# Solve the inequality -1 <= x^2 - 2x <= 8

embizze | High School Teacher | (Level 2) Educator Emeritus

Posted on

Solve the inequality ` ``-1<=x^2-2x<=8 ` :

(a) `-1<=x^2-2x `

`0<=x^2-2x+1`

` ` `0<=(x-1)^2 `

This is true for all real values of x.

(b) `x^2-2x<=8 `

`x^2-2x-8<=0 `

`(x-4)(x+2)<=0 `

For x<-2 the left hand side is positive; try a test value like x=-3.

For -2<x<4 the left side is negative; try a test value like x=0.

For x>4 the left side is positive; try a test value like x=5.

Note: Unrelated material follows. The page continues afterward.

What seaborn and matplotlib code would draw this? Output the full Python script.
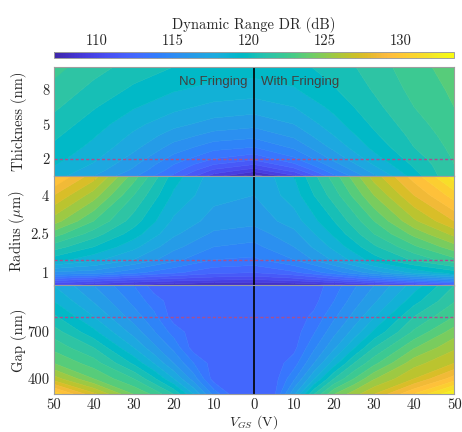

So for `-2<=x<=4,(x-4)(x+2)<=0 `

Thus the correct solution is `-2<=x<=4 `

Here is a graph:

justaguide | College Teacher | (Level 2) Distinguished Educator

Posted on

The solution of the inequality -1 <= x^2 - 2x <= 8 has to be determined.

The expression x^2 - 2x has to be greater than equal to -1 as well as less than or equal to 8.

-1 <= x^2 - 2x

=> 0 < = x^2 - 2x + 1

=> 0 <= (x - 1)^2

=> x - 1 >= 0

=> x >= 1

x lies in the set `(1, oo) `

x^2 - 2x <= 8

=> x^2 - 2x - 8 <= 0

=> x^2 - 4x + 2x - 8 <= 0

=> x(x - 4) + 2(x - 4) <= 0

=> (x + 2)(x - 4) < = 0

This is the case when either of the terms x + 2 and x - 4 is less than or equal to 0 and the other is greater than or equal to 0.

x + 2 < 0, x - 4 >= 0

=> x <= -2 and x >= 4 which is not possible

x + 2 >= 0 and x - 4 <= 0

=> x >= -2 and x <= 4

x lies in the set (-2, 4)

The intersection of `(1, oo)` and (-2, 4] is (1, 4).

The solution of the inequality `-1 <= x^2 - 2x <= 8` is (1, 4)